デジタルでもアナログでも,複素波形を線形システムに入力すると出力にも必ず同じ複素波形が出てくる.そして,その係数がシステムの伝達関数になっているのである.このような特徴は不動点定理によるものらしく(詳しくは知らない),フーリエ変換という線形写像における不動点が複素波形であるということなのだそうだ.


数学的な議論はさておき,非常に重要な性質であることは間違いない.特にアナログの式において,オイラーの公式
\;\;\;\;\cos(\omega t) = \frac{1}{2} \left( e^{j \omega t} + e^{-j \omega t} \right)
を用いれば,システムの線形性より
\;\;\;\;{\cal L}\{ \cos(\omega t)\} = \frac{1}{2} H(\omega) e^{j \omega t} + \frac{1}{2} H(-\omega) e^{-j \omega t}
となる.このシステムが因果的であれば,伝達関数にはH(-\omega)=\overline{H(\omega)}という関係が成り立ち,上式は次のように書き換えられる.

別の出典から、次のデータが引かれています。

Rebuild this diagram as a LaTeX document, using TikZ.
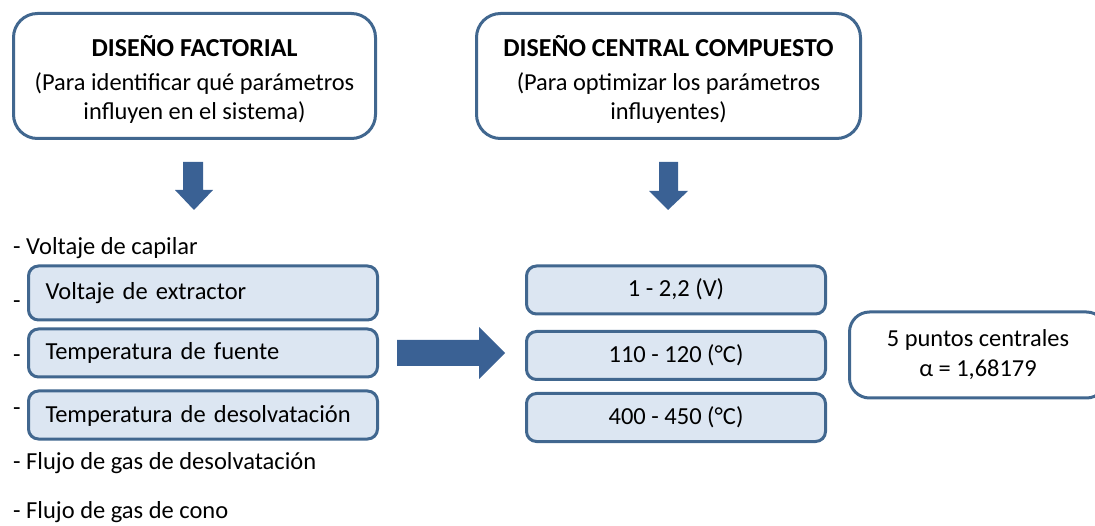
\documentclass[tikz,border=0pt]{standalone}
\usepackage{fontspec}
\setmainfont{Carlito}
\definecolor{boxline}{HTML}{41678F}
\definecolor{boxfill}{HTML}{DCE6F2}
\definecolor{arrowfill}{HTML}{3A6194}
\tikzset{
  design/.style={draw=boxline, line width=3pt, rounded corners=24pt, fill=white,
    minimum height=125pt, align=center, inner sep=0pt,
    font=\fontsize{24.4}{28.5}\selectfont},
  param/.style={draw=boxline, line width=3pt, rounded corners=10pt, fill=boxfill,
    minimum height=48pt, inner ysep=0pt, text height=19pt, text depth=5pt,
    font=\fontsize{24.5}{28}\selectfont},
  listitem/.style={anchor=base west, inner sep=0pt, font=\fontsize{24.5}{28}\selectfont},
  blockarrow/.style={fill=arrowfill}
}
\begin{document}
\begin{tikzpicture}[x=1pt, y=-1pt]
\useasboundingbox (0,0) rectangle (1095,526);
% top boxes
\node[design, minimum width=362pt] (fact) at (194.5,76)
  {\rule{0pt}{27pt}{\fontsize{25.9}{27}\selectfont\bfseries DISEÑO FACTORIAL}\\[6pt]
   (Para identificar qué parámetros\\ influyen en el sistema)};
\node[design, minimum width=384pt] (ccd) at (668.5,76)
  {\rule{0pt}{27pt}{\fontsize{25.9}{27}\selectfont\bfseries DISEÑO CENTRAL COMPUESTO}\\[6pt]
   (Para optimizar los parámetros\\ influyentes)};
% arrows
\fill[blockarrow] (183,162) -- (203,162) -- (203,190) -- (213,190) -- (194,210)
  -- (175,190) -- (183,190) -- cycle;
\fill[blockarrow] (659,162) -- (678,162) -- (678,191) -- (688,191) -- (668,210)
  -- (649,191) -- (659,191) -- cycle;
\fill[blockarrow] (397,340) -- (479,340) -- (479,327) -- (505,353) -- (479,379)
  -- (479,366) -- (397,366) -- cycle;
% parameter list
\node[listitem] (capilar) at (13,255) {- Voltaje de capilar};
\node[listitem] (dash1) at (13,309) {-};
\node[listitem] (dash2) at (13,363) {-};
\node[listitem] (dash3) at (13,415) {-};
\node[listitem] (flujodes) at (13,469) {- Flujo de gas de desolvatación};
\node[listitem] (flujocono) at (13,518) {- Flujo de gas de cono};
\node[param, minimum height=54pt, text width=315pt, inner xsep=17pt, align=left]
  (extractor) at (203,293) {Voltaje de extractor};
\node[param, text width=315pt, inner xsep=17pt, align=left]
  (fuente) at (203,353) {Temperatura de fuente};
\node[param, text width=315pt, inner xsep=17pt, align=left]
  (desolv) at (203,415) {Temperatura de desolvatación};
% levels
\node[param, minimum width=299pt] (nivel1) at (676,290) {1 - 2,2 (V)};
\node[param, minimum width=299pt] (nivel2) at (676,355.5) {110 - 120 (°C)};
\node[param, minimum width=299pt] (nivel3) at (676,417.5) {400 - 450 (°C)};
% central points
\node[draw=boxline, line width=3pt, rounded corners=20pt, minimum width=257pt,
  minimum height=86pt, align=center, font=\fontsize{24.4}{30}\selectfont]
  (centro) at (978,355) {5 puntos centrales\\ α = 1,68179};
\end{tikzpicture}
\end{document}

\;\;\;\;{\cal L}\{ \cos(\omega t)\} = \Re\{H(\omega) e^{j \omega t}\}


この式はj \omega解析で用いられる基本的な式である.簡単に言うと,回路の定常応答を調べるには,機械的に回路の伝達関数(複素インピーダンス)を求めて上式に代入するだけでよいということを意味している.この手法のおかげで,インパルス応答や微分方程式を全く意識することなく(定常)応答が求められるのだから,電気・電子系の学生はもっと有り難がらねばならないと思う.